In Europe, ‘Fragility’ And ‘Doubt’ Creep Into Data

The European recovery narrative, already under siege from an increasingly disconcerting uptick in coronavirus cases, suffered another hit Friday from PMIs which suggested the mechanical “recovery” from the lockdown plunge is fast running out of steam.

The composite gauge for the eurozone printed 51.6 in the preliminary read for August, well below the 55 the market was looking for, and lower than July’s 54.9 reading.

It doesn’t look like much on a chart, but all three gauges (the composite, the services, and the manufacturing index) were lower from July. It was the first decline in the composite reading since April.

When last month’s flash readings were released, I fretted a bit about a possible “jobless recovery” in Europe.
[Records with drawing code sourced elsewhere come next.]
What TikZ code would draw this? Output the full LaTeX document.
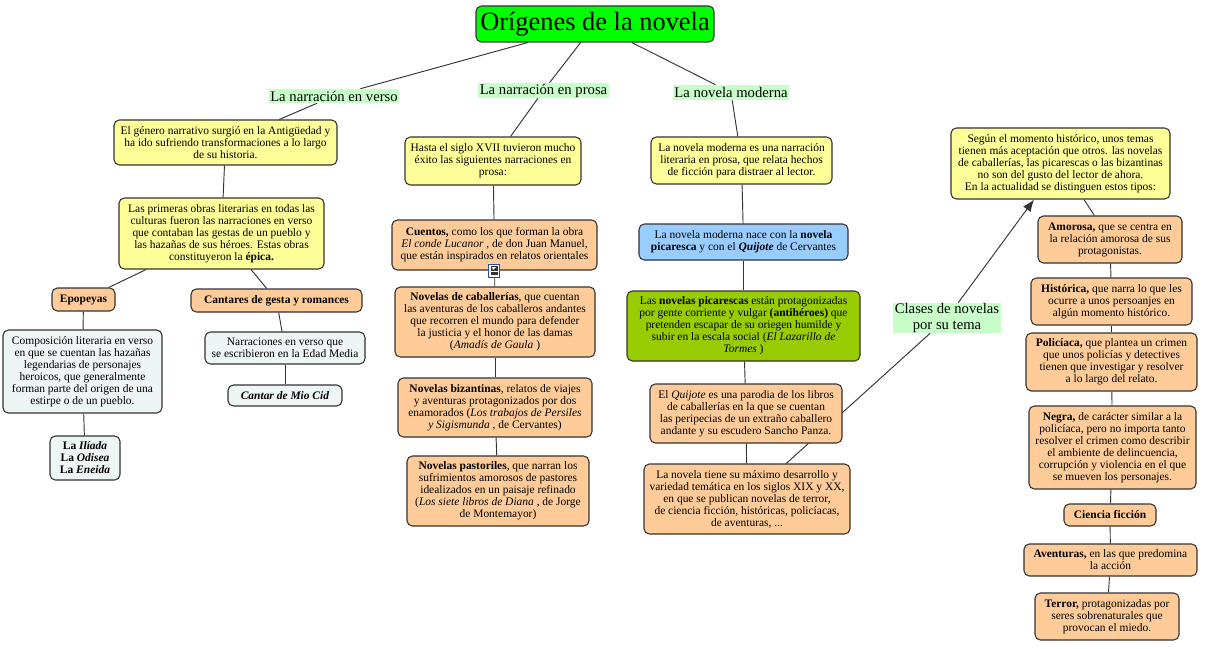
\documentclass[tikz,border=0pt]{standalone}
\usepackage{fontspec}
\setmainfont{Liberation Serif}
\usetikzlibrary{backgrounds,arrows.meta}
\definecolor{ygl}{HTML}{FFFF99}
\definecolor{org}{HTML}{FFCC99}
\definecolor{lgt}{HTML}{EEF5F5}
\definecolor{blu}{HTML}{99CCFF}
\definecolor{olv}{HTML}{99CC00}
\definecolor{tgr}{HTML}{00FF00}
\definecolor{mnt}{HTML}{C8FFC8}
\definecolor{edgec}{HTML}{333333}
\tikzset{
  base/.style={align=center,inner sep=0pt,text=black,font=\fontsize{8.6}{9}\selectfont},
  mapbox/.style={base,draw=edgec,line width=0.8pt,rounded corners=4pt},
  yel/.style={mapbox,fill=ygl},
  ora/.style={mapbox,fill=org},
  pale/.style={mapbox,fill=lgt},
  sky/.style={mapbox,fill=blu},
  olive/.style={mapbox,fill=olv},
  titlebox/.style={mapbox,fill=tgr,font=\fontsize{19.8}{22}\selectfont},
  lab/.style={base,fill=mnt,font=\fontsize{11}{12}\selectfont},
  conn/.style={draw=edgec,line width=0.7pt},
}
\newcommand{\bx}[7]{\node[#6,minimum width={(#4-#2)*0.75pt},minimum height={(#5-#3)*0.75pt}] (#1) at ({(#2+#4)/2},{(#3+#5)/2}) {#7};}
\begin{document}
\begin{tikzpicture}[x=0.75pt,y=-0.75pt]
\begin{pgfonlayer}{background}
\fill[white] (0,0) rectangle (1209,649);
\end{pgfonlayer}
\useasboundingbox (0,0) rectangle (1209,649);
\bx{title}{476}{6}{714}{42}{titlebox}{Orígenes de la novela}
\bx{lv}{269}{89}{399}{103}{lab}{La narración en verso}
\bx{lp}{478}{83}{609}{98}{lab}{La narración en prosa}
\bx{lm}{673}{85}{789}{100}{lab}{La novela moderna}
\bx{lc}{893}{303}{1001}{333}{lab}{Clases de novelas\\por su tema}
% column 1
\bx{a}{114}{120}{337}{165}{yel}{El género narrativo surgió en la Antigüedad y\\ha ido sufriendo transformaciones a lo largo\\de su historia.}
\bx{b}{119}{198}{324}{269}{yel}{Las primeras obras literarias en todas las\\culturas fueron las narraciones en verso\\que contaban las gestas de un pueblo y\\las hazañas de sus héroes. Estas obras\\constituyeron la \textbf{épica.}}
\bx{ep}{52}{288}{115}{311}{ora}{\textbf{Epopeyas}}
\bx{ca}{191}{289}{362}{312}{ora}{\textbf{Cantares de gesta y romances}}
\bx{co}{3}{330}{162}{413}{pale}{Composición literaria en verso\\en que se cuentan las hazañas\\legendarias de personajes\\heroicos, que generalmente\\forman parte del origen de una\\estirpe o de un pueblo.}
\bx{na}{205}{332}{365}{364}{pale}{Narraciones en verso que\\se escribieron en la Edad Media}
\bx{ci}{228}{385}{342}{406}{pale}{\textbf{\textit{Cantar de Mio Cid}}}
\bx{il}{50}{436}{120}{480}{pale}{\textbf{La \textit{Ilíada}}\\\textbf{La \textit{Odisea}}\\\textbf{La \textit{Eneida}}}
% column 2
\bx{h}{405}{137}{581}{185}{yel}{Hasta el siglo XVII tuvieron mucho\\éxito las siguientes narraciones en\\prosa:}
\bx{cu}{392}{220}{597}{270}{ora}{\textbf{Cuentos,} como los que forman la obra\\\textit{El conde Lucanor} , de don Juan Manuel,\\que están inspirados en relatos orientales}
\bx{nc}{395}{287}{595}{357}{ora}{\textbf{Novelas de caballerías}, que cuentan\\las aventuras de los caballeros andantes\\que recorren el mundo para defender\\la justicia y el honor de las damas\\(\textit{Amadís de Gaula} )}
\bx{nb}{398}{378}{592}{437}{ora}{\textbf{Novelas bizantinas}, relatos de viajes\\y aventuras protagonizados por dos\\enamorados (\textit{Los trabajos de Persiles}\\\textit{y Sigismunda} , de Cervantes)}
\bx{np}{407}{456}{589}{526}{ora}{\textbf{Novelas pastoriles}, que narran los\\sufrimientos amorosos de pastores\\idealizados en un paisaje refinado\\(\textit{Los siete libros de Diana} , de Jorge\\de Montemayor)}
% column 3
\bx{m}{651}{137}{832}{184}{yel}{La novela moderna es una narración\\literaria en prosa, que relata hechos\\de ficción para distraer al lector.}
\bx{nn}{639}{224}{848}{260}{sky}{La novela moderna nace con la \textbf{novela}\\\textbf{picaresca} y con el \textbf{\textit{Quijote}} de Cervantes}
\bx{pi}{627}{291}{860}{361}{olive}{Las \textbf{novelas picarescas} están protagonizadas\\por gente corriente y vulgar \textbf{(antihéroes)} que\\pretenden escapar de su oriegen humilde y\\subir en la escala social (\textit{El Lazarillo de}\\\textit{Tormes} )}
\bx{qu}{650}{384}{842}{443}{ora}{El \textit{Quijote} es una parodia de los libros\\de caballerías en la que se cuentan\\las peripecias de un extraño caballero\\andante y su escudero Sancho Panza.}
\bx{mx}{644}{464}{850}{534}{ora}{La novela tiene su máximo desarrollo y\\variedad temática en los siglos XIX y XX,\\en que se publican novelas de terror,\\de ciencia ficción, históricas, policíacas,\\de aventuras, ...}
% column 4
\bx{s}{951}{128}{1170}{199}{yel}{Según el momento histórico, unos temas\\tienen más aceptación que otros. las novelas\\de caballerías, las picarescas o las bizantinas\\no son del gusto del lector de ahora.\\En la actualidad se distinguen estos tipos:}
\bx{am}{1038}{216}{1182}{263}{ora}{\textbf{Amorosa,} que se centra en\\la relación amorosa de sus\\protagonistas.}
\bx{hi}{1031}{278}{1192}{325}{ora}{\textbf{Histórica,} que narra lo que les\\ocurre a unos persoanjes en\\algún momento histórico.}
\bx{po}{1026}{333}{1197}{391}{ora}{\textbf{Policíaca,} que plantea un crimen\\que unos policías y detectives\\tienen que investigar y resolver\\a lo largo del relato.}
\bx{ne}{1029}{406}{1196}{489}{ora}{\textbf{Negra,} de carácter similar a la\\policíaca, pero no importa tanto\\resolver el crimen como describir\\el ambiente de delincuencia,\\corrupción y violencia en el que\\se mueven los personajes.}
\bx{cf}{1064}{504}{1156}{526}{ora}{\textbf{Ciencia ficción}}
\bx{av}{1024}{544}{1197}{576}{ora}{\textbf{Aventuras,} en las que predomina\\la acción}
\bx{te}{1035}{593}{1179}{640}{ora}{\textbf{Terror,} protagonizadas por\\seres sobrenaturales que\\provocan el miedo.}
% small note icon
\fill[white,draw={rgb,255:red,40;green,80;blue,160},line width=0.7pt] (488.5,264) rectangle (499.5,277);
\fill[black!80] (490.5,266) rectangle (497.5,270.5);
\fill[black!80] (490.5,272) rectangle (497.5,275);
\fill[white] (492,267) -- (496,267) -- (493,270) -- cycle;
\begin{pgfonlayer}{background}
\foreach \u/\v in {title/lv,title/lp,title/lm,lv/a,a/b,b/ep,b/ca,ep/co,co/il,ca/na,na/ci,
  lp/h,h/cu,cu/nc,nc/nb,nb/np,
  lm/m,m/nn,nn/pi,pi/qu,qu/mx,mx/lc,
  s/am,am/hi,hi/po,po/ne,ne/cf,cf/av,av/te}
  \draw[conn] (\u) -- (\v);
\draw[conn,-{Latex[length=9pt,width=7pt]}] (lc) -- (s);
\end{pgfonlayer}
\end{tikzpicture}
\end{document}
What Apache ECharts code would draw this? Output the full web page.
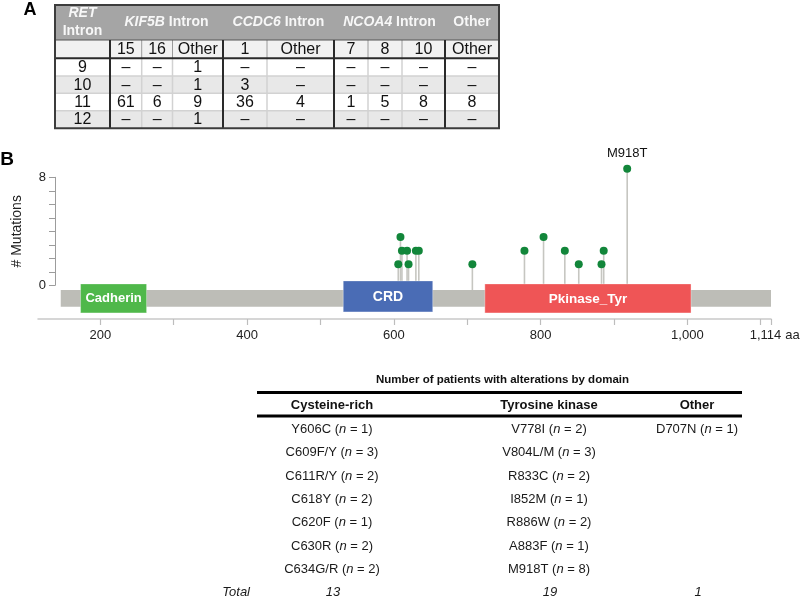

The color accompanying the preliminary readings for August underscores those concerns.

“With underlying demand remaining muted and business confidence towards future activity softening from the previous month, companies in the eurozone continued to reduce their staffing levels”, IHS Markit said, noting that “employment decreased for the sixth successive month”. “Falling workforce numbers were evident across both sectors, with manufacturers in particular continuing to lower employment rapidly”, the report reads.

“As most lockdowns were significantly eased at the end of April and broadening in May, it was to be expected that this would happen at some time over the summer”, ING said Friday. “While still corresponding to significant growth, the PMIs point to a weakening in the recovery driven by the service sector”.

Needless to say, higher virus caseloads in France, Spain, and Germany will not help the situation for services. Andrew Harker, Economics Director at IHS Markit, made this explicit. “The eurozone’s rebound lost momentum in August, highlighting the inherent demand weakness caused by the COVID-19 pandemic”, he warned. “The recovery was undermined by signs of rising virus cases in various parts of the euro area, with renewed restrictions impacting the service sector in particular”.

Services sector readings were noticeably below estimates in France and Germany, printing 51.9 and 50.8, respectively, against estimates for 56.3 and 55.2.

The French survey cites “anecdotal evidence” which suggests firms “remained wary of further COVID-19 outbreaks” even as service providers were seen as “more confident than their manufacturing counterparts”. The streak of workforce contraction extended to a sixth month in France.

In Germany, the weakness was concentrated in services, where providers “recorded a rise in new business for the second month in a row in August [but] the rate of growth was only modest and slowed since July”, the survey says. “Services firms reported a sustained drag from a reduction in new business received from international clients, which fell sharply and to a greater extent than in July”.

Germany is recording the highest daily case rates since April. “We want to avoid closing borders again at any cost, but that assumes that we act in coordination”, Angela Merkel said Thursday.

“We have to have the same strategy and rules — that is a prevention strategy”, Emmanuel Macron remarked. “We want to avoid the errors that were made at the start of the crisis”.

New cases in France approached 5,000 on Thursday, the most since mid-April. Spain’s infection totals have also been on the rise. The situation last week prompted the UK to institute new travel quarantines, while both Spain and Italy have closed nightclubs.

Summing up the situation on the economic front Friday was IHS economist Eliot Kerr. “Overall, the [August PMIs] highlight the fragility of demand conditions faced by businesses and cast further doubt over the V-shaped recovery that many had hoped for”.

He was speaking specifically about France, but the assessment applies across the board.

And just when everyone is knee-deep in euro longs, too.